How much do you love me? Just take this test
Published 08/10/2010 | 11:57
A love test that can accurately predict whether a relationship will be a success has been designed by scientists.
Researchers have used the quiz to accurately predicted the outcome of whether more than 50 couples would split up over a 12 month period.
The test uses a word a psychological technique to discover what people really think of their partners by how easy they find it to associate them with positive or negative words.
If someone found it easier to automatically associate pleasant words with their better half the scientists discovered they had a stronger relationship and were more likely to stay together.
However "relationship decay" could still kick in and increase the latent "break up risk".
Of the 116 people who took part, 19 split up from their partners, equivalent to 16 per cent, the figure predicted by the team of researchers, from the University of Rochester, in America.

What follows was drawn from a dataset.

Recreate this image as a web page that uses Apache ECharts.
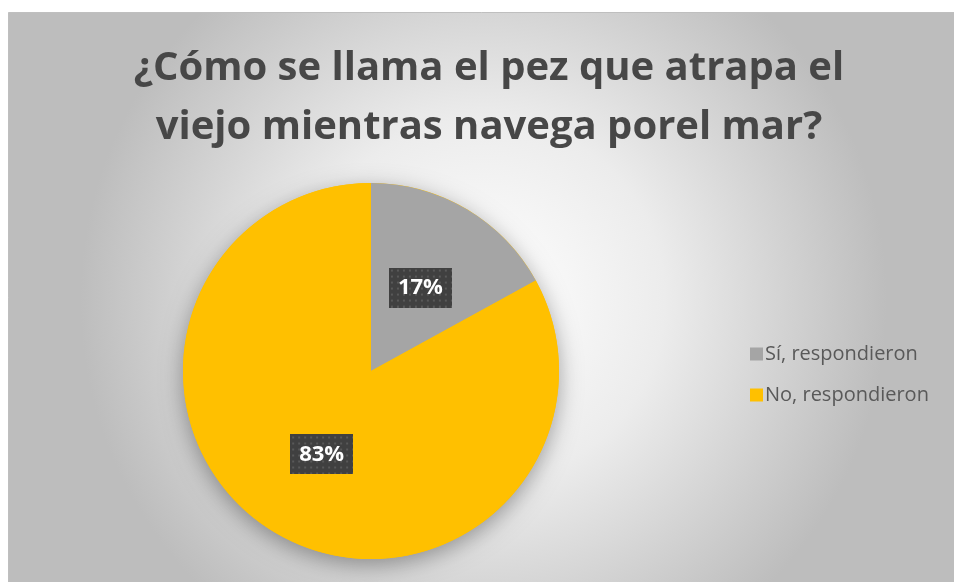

Study author Professor Ronald Rogge said: "What really excited me in our results was that our measure seemed to do a better job of predicting outcomes than what the people told us about their relationships.
"People who exhibited negative feelings to their partners were about seven times more likely to break up over the next year."
For this test, the volunteers were asked to fill in a questionaire about their relationship as well as undergo the word association test.
Previous studies of relationships have found it difficult to find out how much someone is satisfied in their relationship because people will tell scientists different things to how they are really feeling.
Prof Rogge said: "The difficulty with that is, that assumes that they know themselves how happy they are, and that's not always the case.
"To make things worse, a lot of people don't want to tell you if they're starting to feel less happy in their relationship."
However, scientists believe their new test, using word association and a time limit, gave them a true reflection of the participant's feelings.
Prof Rogge said: "It really is giving us a unique glimpse into how people were feeling about their partners - giving us information that they were unable or unwilling to report."
The test is based on a technique often used to determine racism or bias, other feelings people have trouble admitting to themselves or researchers.
Volunteers supplied the partner's name and watched a monitor as three types of words were presented - good words like peace or sharing, bad words like death and tragedy, or the name of their partner.
The participants took two tests - press the space bar when they saw good words or partner related words and press it when they saw bad words and partner related words.
In total 222 volunteers took part, although 116 took the follow up survey to find out whether they were still together 12 months later.